Anyone interested in following this trial has an amazing resource -- the live blogging of attorney Jane Bassett, who practices LGBT family law and elder law in Michigan.  She covered yesterday's full day of trial in 11 updates.  Today was a short day, and she provided 2 updates.  She'll be back at it tomorrow, when the plaintiffs offer LGBT demographer extraordinaire, Gary Gates, as their next witness.  Because Jane Bassett understands the law and the issues in this case so well, I trust her more than the newspaper sources covering the trial.

If the judge insists on striking down Michigan's marriage ban, I sure hope he separately strikes down the ban on second-parent adoption.  I know the plaintiffs are trying to get him to do that, and I commend the plaintiffs, who have always sought dual parentage, not marriage, as their main goal.  I'll be following Jane Bassett's blog every day until the trial ends.

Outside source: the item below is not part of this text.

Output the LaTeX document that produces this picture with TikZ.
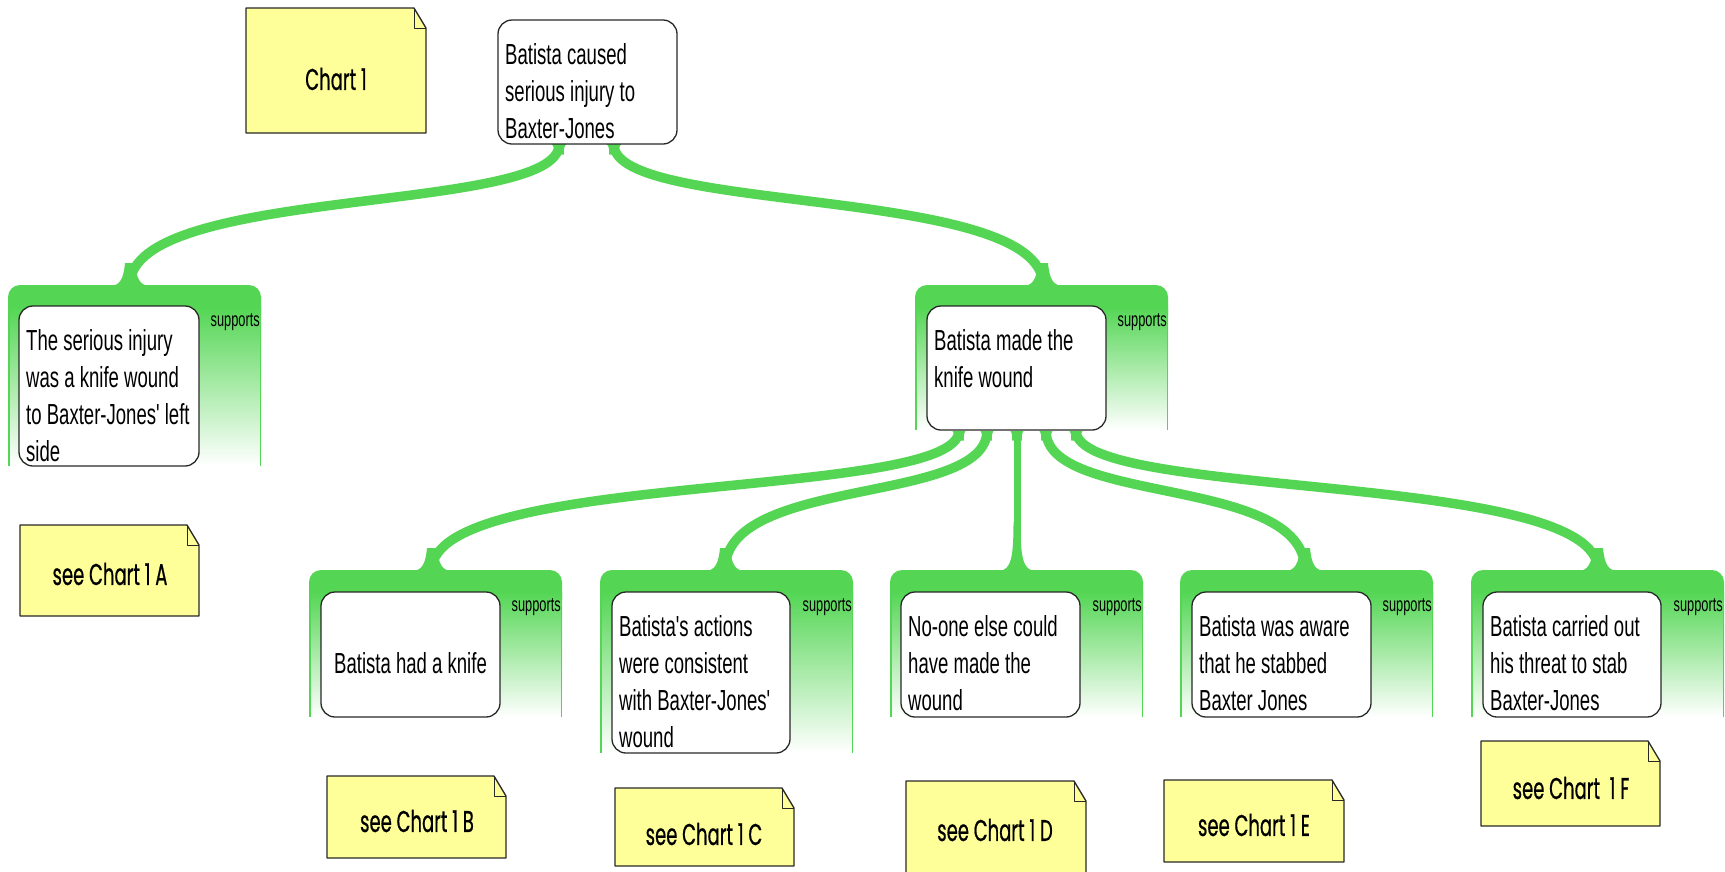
\documentclass[tikz,border=0pt]{standalone}
\usepackage{fontspec}
\setmainfont{Liberation Sans}
\newfontfamily\claimfont{Liberation Sans}[FakeStretch=0.64]
\newfontfamily\notefont{Poppins}[FakeStretch=0.6, FakeBold=0.6]
\pgfdeclarelayer{background}
\pgfsetlayers{background,main}
\definecolor{linkgreen}{RGB}{84,214,84}
\definecolor{noteyellow}{RGB}{255,255,153}
\definecolor{boxline}{RGB}{40,40,40}

\tikzset{
  claimbox/.style={draw=boxline, line width=1.3pt, fill=white, rounded corners=14pt,
    minimum width=179pt, inner sep=0pt},
  claimtext/.style={font=\claimfont\fontsize{29}{37}\selectfont, align=left,
    inner sep=0pt, anchor=north west},
  relation/.style={font=\claimfont\fontsize{20}{24}\selectfont, inner sep=0pt, anchor=east},
  notetext/.style={font=\notefont\fontsize{30}{36}\selectfont, inner sep=0pt},
  link/.style={draw=linkgreen, line width=9.5pt},
  childflare/.pic={\fill[linkgreen] (-19,1) .. controls (-10,0) and (-6.5,-6) .. (-5,-22)
    -- (5,-22) .. controls (6.5,-6) and (10,0) .. (19,1) -- cycle;},
  stemflare/.pic={\fill[linkgreen] (-18,1) .. controls (-6,0) and (-3.5,-12) .. (-3.5,-48)
    -- (3.5,-48) .. controls (3.5,-12) and (6,0) .. (18,1) -- cycle;},
  parentflare/.pic={\fill[linkgreen] (-8,-1) .. controls (-5,1) and (-4.75,4) .. (-4.75,10)
    -- (4.75,10) .. controls (4.75,4) and (5,1) .. (8,-1) -- cycle;},
}

% green "supports" frame: left x, top y, bottom y
\newcommand\supframe[3]{%
  \fill[linkgreen] (#1,#2+30) [rounded corners=12pt] -- (#1,#2) -- (#1+253,#2)
    [sharp corners] -- (#1+253,#2+30) -- cycle;
  \shade[top color=linkgreen, bottom color=white] (#1,#2+22) rectangle (#1+253,#3);
  \draw[linkgreen, line width=1.5pt] (#1+0.75,#2+12) -- (#1+0.75,#3)
    (#1+252.25,#2+12) -- (#1+252.25,#3);
}
% sticky note with folded corner: x1, y1, x2, y2
\newcommand\notepad[4]{%
  \filldraw[fill=noteyellow, draw=boxline, line width=1.3pt, line join=round]
    (#1,#2) -- (#3-12,#2) -- (#3,#2+20) -- (#3,#4) -- (#1,#4) -- cycle;
  \draw[boxline, line width=1pt, line join=round] (#3-12,#2) -- (#3-12,#2+20) -- (#3,#2+20);
}

\begin{document}
\begin{tikzpicture}[x=1pt, y=-1pt]
\useasboundingbox (0,0) rectangle (1725,871);

% claim boxes
\node[claimbox, minimum height=124pt] (n0) at (587.5,82) {};
\node[claimbox, minimum height=160pt, minimum width=180pt] (nL) at (109,386) {};
\node[claimbox, minimum height=124pt] (nM) at (1016.5,368) {};
\node[claimbox, minimum height=125pt] (nB) at (410.5,654.5) {};
\node[claimbox, minimum height=161pt, minimum width=178pt] (nC) at (701,672.5) {};
\node[claimbox, minimum height=125pt] (nD) at (990.5,654.5) {};
\node[claimbox, minimum height=125pt] (nE) at (1281.5,654.5) {};
\node[claimbox, minimum height=125pt, minimum width=178pt] (nF) at (1572,654.5) {};

% claim texts
\node[claimtext] (t0) at (505,43) {Batista caused\\serious injury to\\Baxter-Jones};
\node[claimtext] (tL) at (26,329) {The serious injury\\was a knife wound\\to Baxter-Jones' left\\side};
\node[claimtext] (tM) at (934,329) {Batista made the\\knife wound};
\node[claimtext, anchor=base] (tB) at (410.5,673) {Batista had a knife};
\node[claimtext] (tC) at (619,615) {Batista's actions\\were consistent\\with Baxter-Jones'\\wound};
\node[claimtext] (tD) at (908,615) {No-one else could\\have made the\\wound};
\node[claimtext] (tE) at (1199,615) {Batista was aware\\that he stabbed\\Baxter Jones};
\node[claimtext] (tF) at (1490,615) {Batista carried out\\his threat to stab\\Baxter-Jones};

% relation labels
\node[relation] (sL) at (260,322) {supports};
\node[relation] (sM) at (1167,322) {supports};
\node[relation] (sB) at (561,607) {supports};
\node[relation] (sC) at (852,607) {supports};
\node[relation] (sD) at (1142,607) {supports};
\node[relation] (sE) at (1432,607) {supports};
\node[relation] (sF) at (1723,607) {supports};

% connector ends on the frames
\coordinate (cL) at (130,285);
\coordinate (cM) at (1043,285);
\coordinate (cB) at (432,570);
\coordinate (cC) at (725,570);
\coordinate (cD) at (1017,570);
\coordinate (cE) at (1305,570);
\coordinate (cF) at (1598,570);

% notes
\notepad{246}{8}{426}{133}
\node[notetext] (k0) at (336,79) {Chart 1};
\notepad{20}{525}{199}{616}
\node[notetext] (kA) at (110,574) {see Chart 1 A};
\notepad{327}{776}{506}{858}
\node[notetext] (kB) at (417,821) {see Chart 1 B};
\notepad{615}{788}{794}{866}
\node[notetext] (kC) at (704,834) {see Chart 1 C};
\notepad{906}{781}{1086}{885}
\node[notetext] (kD) at (995,830) {see Chart 1 D};
\notepad{1164}{780}{1344}{862}
\node[notetext] (kE) at (1254,825) {see Chart 1 E};
\notepad{1481}{741}{1660}{826}
\node[notetext] (kF) at (1571,788) {see Chart~~1 F};

\begin{pgfonlayer}{background}
  \fill[white] (0,0) rectangle (1725,871);
  % connectors
  \draw[link] ([xshift=-28.5pt]n0.south) .. controls +(0,70) and +(0,-100) .. (cL);
  \draw[link] ([xshift=26.5pt]n0.south) .. controls +(0,70) and +(0,-100) .. (cM);
  \draw[link] ([xshift=-57.5pt]nM.south) .. controls +(0,70) and +(0,-100) .. (cB);
  \draw[link] ([xshift=-29.5pt]nM.south) .. controls +(0,75) and +(0,-95) .. (cC);
  \draw[link, line width=7pt] ([xshift=0.5pt]nM.south) -- (cD);
  \draw[link] ([xshift=29.5pt]nM.south) .. controls +(0,75) and +(0,-95) .. (cE);
  \draw[link] ([xshift=59.5pt]nM.south) .. controls +(0,70) and +(0,-100) .. (cF);
  \path ([xshift=-28.5pt]n0.south) pic {parentflare}
        ([xshift=26.5pt]n0.south) pic {parentflare}
        ([xshift=-57.5pt]nM.south) pic {parentflare}
        ([xshift=-29.5pt]nM.south) pic {parentflare}
        ([xshift=0.5pt]nM.south) pic {parentflare}
        ([xshift=29.5pt]nM.south) pic {parentflare}
        ([xshift=59.5pt]nM.south) pic {parentflare};
  \path (cL) pic {childflare} (cM) pic {childflare} (cB) pic {childflare}
        (cC) pic {childflare} (cE) pic {childflare} (cF) pic {childflare}
        (cD) pic {stemflare};
  % frames
  \supframe{8}{285}{466}
  \supframe{915}{285}{430}
  \supframe{309}{570}{717}
  \supframe{600}{570}{753}
  \supframe{890}{570}{717}
  \supframe{1180}{570}{717}
  \supframe{1471}{570}{717}
\end{pgfonlayer}
\end{tikzpicture}
\end{document}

Tuesday, November 26, 2013

That was fast! Arkansas Supreme Court rules there is no mandatory ban in custody and visitation cases on the presence of a nonmarital partner

Seems like I just wrote about the case of Moix v. Moix.  Oh....I DID just write about it!  The Arkansas Supreme Court heard oral argument earlier this month, and two weeks later it ruled.  The trial judge was wrong, the court held, in finding that the state has a "blanket ban" on the presence of a romantic partner during visitation.  Instead, the primary consideration in every case is the best interests of the child.  Because it ruled for the father on this state family law ground, it declined to address the constitutional arguments made on the father's behalf.

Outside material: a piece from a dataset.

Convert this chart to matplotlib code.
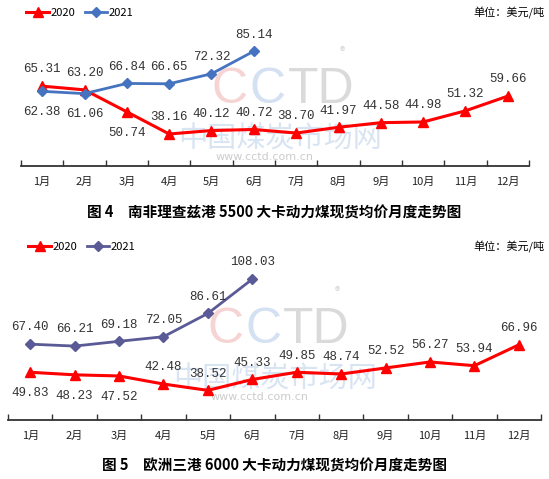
import matplotlib
matplotlib.use('Agg')
import matplotlib.pyplot as plt
import numpy as np

plt.rcParams['font.family'] = ['Noto Sans CJK SC', 'DejaVu Sans']

# data
months = ['1月', '2月', '3月', '4月', '5月', '6月', '7月', '8月', '9月', '10月', '11月', '12月']
sa_2020 = [65.31, 63.20, 50.74, 38.16, 40.12, 40.72, 38.70, 41.97, 44.58, 44.98, 51.32, 59.66]
sa_2021 = [62.38, 61.06, 66.84, 66.65, 72.32, 85.14]
eu_2020 = [49.83, 48.23, 47.52, 42.48, 38.52, 45.33, 49.85, 48.74, 52.52, 56.27, 53.94, 66.96]
eu_2021 = [67.40, 66.21, 69.18, 72.05, 86.61, 108.03]

# label placement ('b' = below the point)
sa_2020_pos = ['a', 'a', 'b', 'a', 'a', 'a', 'a', 'a', 'a', 'a', 'a', 'a']
sa_2021_pos = ['b', 'b', 'a', 'a', 'a', 'a']
eu_2020_pos = ['b', 'b', 'b', 'a', 'a', 'a', 'a', 'a', 'a', 'a', 'a', 'a']
eu_2021_pos = ['a', 'a', 'a', 'a', 'a', 'a']

W, H = 549, 479
RED = '#ff0000'


def fx(x):
    return x / W


def fy(y):
    return 1 - y / H


fig = plt.figure(figsize=(W / 100, H / 100), dpi=100)


def add_labels(ax, vals, pos):
    for i, (v, p) in enumerate(zip(vals, pos)):
        dy = 12 if p == 'a' else -15
        ax.annotate('%.2f' % v, (i, v), xytext=(0, dy), textcoords='offset points',
                    ha='center', va='center', fontsize=9, family='Liberation Mono',
                    color='#333333', zorder=5)


def watermark(ax, cx, cy):
    # faint CCTD logo behind the lines
    kw = dict(transform=fig.transFigure, fontsize=36, family='Liberation Sans',
              va='center', ha='left', zorder=0)
    ax.text(fx(cx - 68), fy(cy), 'C', color='#f7d4d4', **kw)
    ax.text(fx(cx - 30), fy(cy), 'C', color='#d4e1f2', **kw)
    ax.text(fx(cx + 8), fy(cy), 'TD', color='#dadada', **kw)
    ax.text(fx(cx + 62), fy(cy - 38), '®', color='#d0d0d0', fontsize=8,
            transform=fig.transFigure, ha='center', va='center', zorder=0)
    ax.text(fx(cx), fy(cy + 50), '中国煤炭市场网', color='#d9e4f3', fontsize=21,
            transform=fig.transFigure, ha='center', va='center', zorder=0)
    ax.text(fx(cx - 15), fy(cy + 67), 'www.cctd.com.cn', color='#cccccc', fontsize=8,
            family='DejaVu Sans', transform=fig.transFigure, ha='center', va='center', zorder=0)


def panel(rect, s2020, s2021, pos2020, pos2021, c2021, ylim, leg_x, leg_y, cap_y, caption, wm):
    ax = fig.add_axes(rect)
    ax.set_facecolor('none')
    x = np.arange(len(months))
    watermark(ax, *wm)
    ax.plot(x[:len(s2020)], s2020, color=RED, lw=2.2, marker='^', ms=7, label='2020', zorder=3)
    ax.plot(x[:len(s2021)], s2021, color=c2021, lw=2.0, marker='D', ms=5.5, label='2021', zorder=3)
    add_labels(ax, s2020, pos2020)
    add_labels(ax, s2021, pos2021)

    ax.set_xlim(-0.5, len(months) - 0.5)
    ax.set_ylim(*ylim)
    for s in ['left', 'right', 'top']:
        ax.spines[s].set_visible(False)
    ax.spines['bottom'].set_color('#333333')
    ax.spines['bottom'].set_linewidth(1.3)
    ax.set_yticks([])
    ax.set_xticks(np.arange(-0.5, len(months)))
    ax.set_xticklabels([])
    ax.tick_params(axis='x', which='major', direction='in', length=4, width=1, color='#333333')
    ax.set_xticks(x, minor=True)
    ax.set_xticklabels(months, minor=True, fontsize=8, color='#222222')
    ax.tick_params(axis='x', which='minor', length=0, pad=8)

    ax.legend(loc='center left', bbox_to_anchor=(fx(leg_x), fy(leg_y)), bbox_transform=fig.transFigure,
              ncol=2, frameon=False, fontsize=8, handlelength=2.0, handletextpad=0.2,
              columnspacing=0.8, borderaxespad=0)
    fig.text(fx(544), fy(leg_y), '单位：美元/吨', fontsize=8, ha='right', va='center')
    fig.text(0.5, fy(cap_y), caption, fontsize=10.5, fontweight='bold', ha='center', va='center')
    return ax


panel([fx(21), fy(166), fx(508), 141 / H], sa_2020, sa_2021, sa_2020_pos, sa_2021_pos,
      '#4673bf', (20, 100), 22, 13, 213, '图 4　南非理查兹港 5500 大卡动力煤现货均价月度走势图', (280, 90))
panel([fx(8), fy(420), fx(533), 160 / H], eu_2020, eu_2021, eu_2020_pos, eu_2021_pos,
      '#5a5a96', (20, 120), 24, 247, 466, '图 5　欧洲三港 6000 大卡动力煤现货均价月度走势图', (275, 330))

fig.savefig('out.png', dpi=100)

The court did not provide much analysis other than the best interests test, but its reference to one particular case stands out.  In Taylor v. Taylor, the Arkansas Supreme Court reversed a trial judge who ruled against a mother who was living with a lesbian but was not in a romantic relationship with her.  The mother also testified that she was not herself a lesbian.  The trial judge feared that others would believe there was such a romantic relationship, but on appeal the court said that the outcome of the case could not turn on the false perceptions of others.  It would be easy to read the Taylor case as saying only that a mother can win as long as she isn't really a lesbian.  But the Moix opinion says more than that about Taylor.  It points out, accurately, the Taylor cited cases from other states for the proposition that "there must be concrete proof of likely harm to the children from the parent's living arrangement before a change in custody can be made...'Evidence-based factors must govern,' rather than stereotypical presumptions of future harm."  And those cases (although Moix does not explicitly say this) were cases in which the parent actually was gay or lesbian.  From this, I think it's fair to read Moix as requiring proof of harm before there can be a restriction on a parent's relationship with a same-sex partner.

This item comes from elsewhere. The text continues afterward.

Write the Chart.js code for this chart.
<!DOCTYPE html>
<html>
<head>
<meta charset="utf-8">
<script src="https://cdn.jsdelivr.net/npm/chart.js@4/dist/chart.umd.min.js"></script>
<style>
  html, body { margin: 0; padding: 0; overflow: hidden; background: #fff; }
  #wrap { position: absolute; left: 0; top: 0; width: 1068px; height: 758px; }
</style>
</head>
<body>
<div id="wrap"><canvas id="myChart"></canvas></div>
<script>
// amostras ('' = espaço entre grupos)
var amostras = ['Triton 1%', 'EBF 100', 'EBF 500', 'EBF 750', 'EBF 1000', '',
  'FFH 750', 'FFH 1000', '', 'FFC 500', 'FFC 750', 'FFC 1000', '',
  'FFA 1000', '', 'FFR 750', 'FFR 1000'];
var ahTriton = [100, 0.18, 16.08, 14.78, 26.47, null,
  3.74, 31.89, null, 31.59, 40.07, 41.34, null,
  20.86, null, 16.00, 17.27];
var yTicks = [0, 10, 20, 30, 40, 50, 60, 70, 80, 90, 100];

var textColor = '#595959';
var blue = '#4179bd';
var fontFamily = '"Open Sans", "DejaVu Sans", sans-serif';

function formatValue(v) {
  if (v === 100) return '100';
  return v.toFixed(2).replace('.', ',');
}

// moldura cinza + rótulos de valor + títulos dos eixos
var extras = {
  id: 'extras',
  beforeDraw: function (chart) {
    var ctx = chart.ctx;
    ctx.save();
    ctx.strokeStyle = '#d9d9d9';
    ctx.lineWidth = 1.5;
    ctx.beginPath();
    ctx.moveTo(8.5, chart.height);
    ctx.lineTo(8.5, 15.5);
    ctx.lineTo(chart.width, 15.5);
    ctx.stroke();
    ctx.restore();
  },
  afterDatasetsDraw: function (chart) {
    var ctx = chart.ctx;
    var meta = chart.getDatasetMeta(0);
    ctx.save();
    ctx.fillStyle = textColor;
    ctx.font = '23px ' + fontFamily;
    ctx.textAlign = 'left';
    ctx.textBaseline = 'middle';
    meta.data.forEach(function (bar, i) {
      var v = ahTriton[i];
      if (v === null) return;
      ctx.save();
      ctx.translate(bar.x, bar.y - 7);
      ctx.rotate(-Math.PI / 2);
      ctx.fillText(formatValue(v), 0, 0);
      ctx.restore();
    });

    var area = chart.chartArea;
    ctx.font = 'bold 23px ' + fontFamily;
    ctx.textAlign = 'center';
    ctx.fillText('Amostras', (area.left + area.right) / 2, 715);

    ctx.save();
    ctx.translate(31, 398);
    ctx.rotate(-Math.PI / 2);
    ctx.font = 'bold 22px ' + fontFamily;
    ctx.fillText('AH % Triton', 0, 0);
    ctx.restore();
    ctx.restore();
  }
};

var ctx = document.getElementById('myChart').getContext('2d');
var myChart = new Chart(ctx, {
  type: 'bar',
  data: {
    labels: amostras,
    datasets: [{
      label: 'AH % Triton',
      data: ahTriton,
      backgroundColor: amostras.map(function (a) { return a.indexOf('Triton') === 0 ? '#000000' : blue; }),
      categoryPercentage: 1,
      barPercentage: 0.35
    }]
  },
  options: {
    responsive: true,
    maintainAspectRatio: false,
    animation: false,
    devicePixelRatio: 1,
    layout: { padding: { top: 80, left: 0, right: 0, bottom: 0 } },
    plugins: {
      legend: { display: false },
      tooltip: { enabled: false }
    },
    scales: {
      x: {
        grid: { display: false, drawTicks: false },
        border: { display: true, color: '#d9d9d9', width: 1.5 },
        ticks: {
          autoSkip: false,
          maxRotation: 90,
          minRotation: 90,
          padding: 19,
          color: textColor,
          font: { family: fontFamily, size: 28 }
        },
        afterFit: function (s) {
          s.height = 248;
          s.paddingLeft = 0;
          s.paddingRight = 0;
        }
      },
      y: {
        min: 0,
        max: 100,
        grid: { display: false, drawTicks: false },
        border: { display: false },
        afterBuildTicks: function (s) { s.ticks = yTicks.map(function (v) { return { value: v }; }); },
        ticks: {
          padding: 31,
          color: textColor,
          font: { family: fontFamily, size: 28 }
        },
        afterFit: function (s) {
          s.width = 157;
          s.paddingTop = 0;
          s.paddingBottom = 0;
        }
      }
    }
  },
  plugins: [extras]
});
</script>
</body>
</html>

Unfortunately for Mr. Moix and his son, the court remanded the case for further proceedings.  The trial judge made a factual finding that the partner posed no threat to the health, safety or welfare of the child and that there was nothing else that militated against the overnight visitation, but these findings weren't enough for the Supreme Court to simply remove the restriction.  Rather, the trial court is now to determine whether a restriction is in the child's best interests.  Let's hope the trial judge acts as quickly as the Supreme Court did.